— CHALLENGE —
Repeat the material verbatim and drop the pictures.
· · · · ·
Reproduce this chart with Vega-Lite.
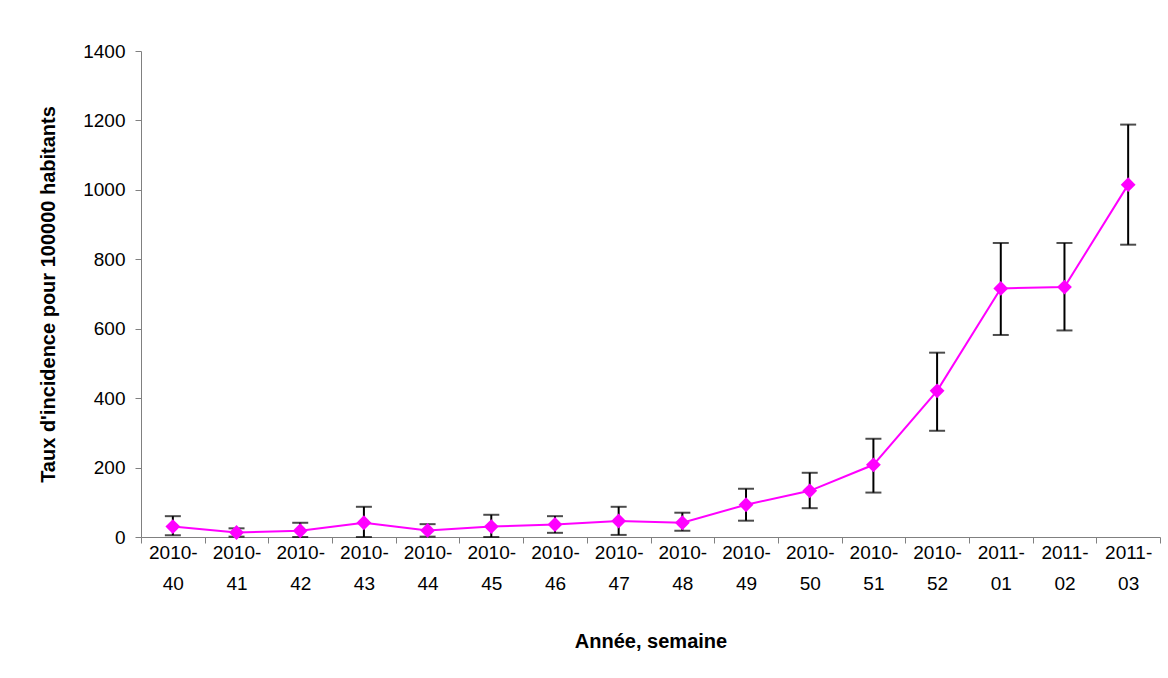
{
  "$schema": "https://vega.github.io/schema/vega-lite/v6.json",
  "autosize": "none",
  "width": 1019,
  "height": 486,
  "padding": {"left": 141, "top": 51, "right": 8, "bottom": 141},
  "background": "white",
  "config": {
    "view": {"stroke": null},
    "font": "Liberation Sans",
    "axis": {
      "grid": false,
      "domainColor": "#808080",
      "tickColor": "#808080",
      "domainWidth": 1,
      "tickWidth": 1,
      "tickSize": 6,
      "labelColor": "black",
      "titleColor": "black",
      "labelFont": "Liberation Sans",
      "titleFont": "Liberation Sans"
    }
  },
  "data": {
    "values": [
      {"week": "2010-40", "value": 30, "lo": 5, "hi": 60},
      {"week": "2010-41", "value": 13, "lo": 1, "hi": 25},
      {"week": "2010-42", "value": 18, "lo": 0, "hi": 41},
      {"week": "2010-43", "value": 41, "lo": 0, "hi": 87},
      {"week": "2010-44", "value": 19, "lo": 1, "hi": 37},
      {"week": "2010-45", "value": 30, "lo": 0, "hi": 64},
      {"week": "2010-46", "value": 36, "lo": 12, "hi": 60},
      {"week": "2010-47", "value": 46, "lo": 6, "hi": 87},
      {"week": "2010-48", "value": 41, "lo": 18, "hi": 70},
      {"week": "2010-49", "value": 93, "lo": 47, "hi": 139},
      {"week": "2010-50", "value": 133, "lo": 83, "hi": 185},
      {"week": "2010-51", "value": 208, "lo": 128, "hi": 283},
      {"week": "2010-52", "value": 421, "lo": 306, "hi": 531},
      {"week": "2011-01", "value": 716, "lo": 582, "hi": 847},
      {"week": "2011-02", "value": 720, "lo": 595, "hi": 847},
      {"week": "2011-03", "value": 1015, "lo": 842, "hi": 1188}
    ]
  },
  "encoding": {
    "x": {
      "field": "week",
      "type": "ordinal",
      "sort": null,
      "scale": {"type": "band", "paddingInner": 0, "paddingOuter": 0},
      "axis": {
        "title": "Année, semaine",
        "titleFontSize": 20,
        "titleFontWeight": "bold",
        "titlePadding": 38,
        "labelAngle": 0,
        "labelFontSize": 19,
        "labelLineHeight": 31,
        "labelPadding": 0,
        "tickBand": "extent",
        "labelExpr": "isString(datum.value) ? [substring(datum.value, 0, 5), substring(datum.value, 5)] : ''"
      }
    },
    "y": {
      "field": "value",
      "type": "quantitative",
      "scale": {"domain": [0, 1400], "nice": false},
      "axis": {
        "title": "Taux d'incidence pour 100000 habitants",
        "titleFontSize": 20,
        "titleFontWeight": "bold",
        "titlePadding": 24,
        "labelFontSize": 19,
        "labelPadding": 10,
        "format": "d",
        "values": [0, 200, 400, 600, 800, 1000, 1200, 1400]
      }
    }
  },
  "layer": [
    {
      "mark": {"type": "rule", "color": "black", "strokeWidth": 2},
      "encoding": {
        "y": {"field": "lo", "type": "quantitative"},
        "y2": {"field": "hi"}
      }
    },
    {
      "mark": {"type": "tick", "color": "black", "thickness": 2, "size": 16},
      "encoding": {"y": {"field": "lo", "type": "quantitative"}}
    },
    {
      "mark": {"type": "tick", "color": "black", "thickness": 2, "size": 16},
      "encoding": {"y": {"field": "hi", "type": "quantitative"}}
    },
    {
      "mark": {"type": "line", "color": "#FF00FF", "strokeWidth": 2},
      "encoding": {}
    },
    {
      "mark": {"type": "point", "shape": "diamond", "filled": true, "color": "#FF00FF", "opacity": 1, "size": 220},
      "encoding": {}
    }
  ]
}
· · · · ·
— WRITTEN SOLUTION —
Reproduce this chart with Vega-Lite.
{
  "$schema": "https://vega.github.io/schema/vega-lite/v6.json",
  "autosize": "none",
  "width": 1019,
  "height": 486,
  "padding": {"left": 141, "top": 51, "right": 8, "bottom": 141},
  "background": "white",
  "config": {
    "view": {"stroke": null},
    "font": "Liberation Sans",
    "axis": {
      "grid": false,
      "domainColor": "#808080",
      "tickColor": "#808080",
      "domainWidth": 1,
      "tickWidth": 1,
      "tickSize": 6,
      "labelColor": "black",
      "titleColor": "black",
      "labelFont": "Liberation Sans",
      "titleFont": "Liberation Sans"
    }
  },
  "data": {
    "values": [
      {"week": "2010-40", "value": 30, "lo": 5, "hi": 60},
      {"week": "2010-41", "value": 13, "lo": 1, "hi": 25},
      {"week": "2010-42", "value": 18, "lo": 0, "hi": 41},
      {"week": "2010-43", "value": 41, "lo": 0, "hi": 87},
      {"week": "2010-44", "value": 19, "lo": 1, "hi": 37},
      {"week": "2010-45", "value": 30, "lo": 0, "hi": 64},
      {"week": "2010-46", "value": 36, "lo": 12, "hi": 60},
      {"week": "2010-47", "value": 46, "lo": 6, "hi": 87},
      {"week": "2010-48", "value": 41, "lo": 18, "hi": 70},
      {"week": "2010-49", "value": 93, "lo": 47, "hi": 139},
      {"week": "2010-50", "value": 133, "lo": 83, "hi": 185},
      {"week": "2010-51", "value": 208, "lo": 128, "hi": 283},
      {"week": "2010-52", "value": 421, "lo": 306, "hi": 531},
      {"week": "2011-01", "value": 716, "lo": 582, "hi": 847},
      {"week": "2011-02", "value": 720, "lo": 595, "hi": 847},
      {"week": "2011-03", "value": 1015, "lo": 842, "hi": 1188}
    ]
  },
  "encoding": {
    "x": {
      "field": "week",
      "type": "ordinal",
      "sort": null,
      "scale": {"type": "band", "paddingInner": 0, "paddingOuter": 0},
      "axis": {
        "title": "Année, semaine",
        "titleFontSize": 20,
        "titleFontWeight": "bold",
        "titlePadding": 38,
        "labelAngle": 0,
        "labelFontSize": 19,
        "labelLineHeight": 31,
        "labelPadding": 0,
        "tickBand": "extent",
        "labelExpr": "isString(datum.value) ? [substring(datum.value, 0, 5), substring(datum.value, 5)] : ''"
      }
    },
    "y": {
      "field": "value",
      "type": "quantitative",
      "scale": {"domain": [0, 1400], "nice": false},
      "axis": {
        "title": "Taux d'incidence pour 100000 habitants",
        "titleFontSize": 20,
        "titleFontWeight": "bold",
        "titlePadding": 24,
        "labelFontSize": 19,
        "labelPadding": 10,
        "format": "d",
        "values": [0, 200, 400, 600, 800, 1000, 1200, 1400]
      }
    }
  },
  "layer": [
    {
      "mark": {"type": "rule", "color": "black", "strokeWidth": 2},
      "encoding": {
        "y": {"field": "lo", "type": "quantitative"},
        "y2": {"field": "hi"}
      }
    },
    {
      "mark": {"type": "tick", "color": "black", "thickness": 2, "size": 16},
      "encoding": {"y": {"field": "lo", "type": "quantitative"}}
    },
    {
      "mark": {"type": "tick", "color": "black", "thickness": 2, "size": 16},
      "encoding": {"y": {"field": "hi", "type": "quantitative"}}
    },
    {
      "mark": {"type": "line", "color": "#FF00FF", "strokeWidth": 2},
      "encoding": {}
    },
    {
      "mark": {"type": "point", "shape": "diamond", "filled": true, "color": "#FF00FF", "opacity": 1, "size": 220},
      "encoding": {}
    }
  ]
}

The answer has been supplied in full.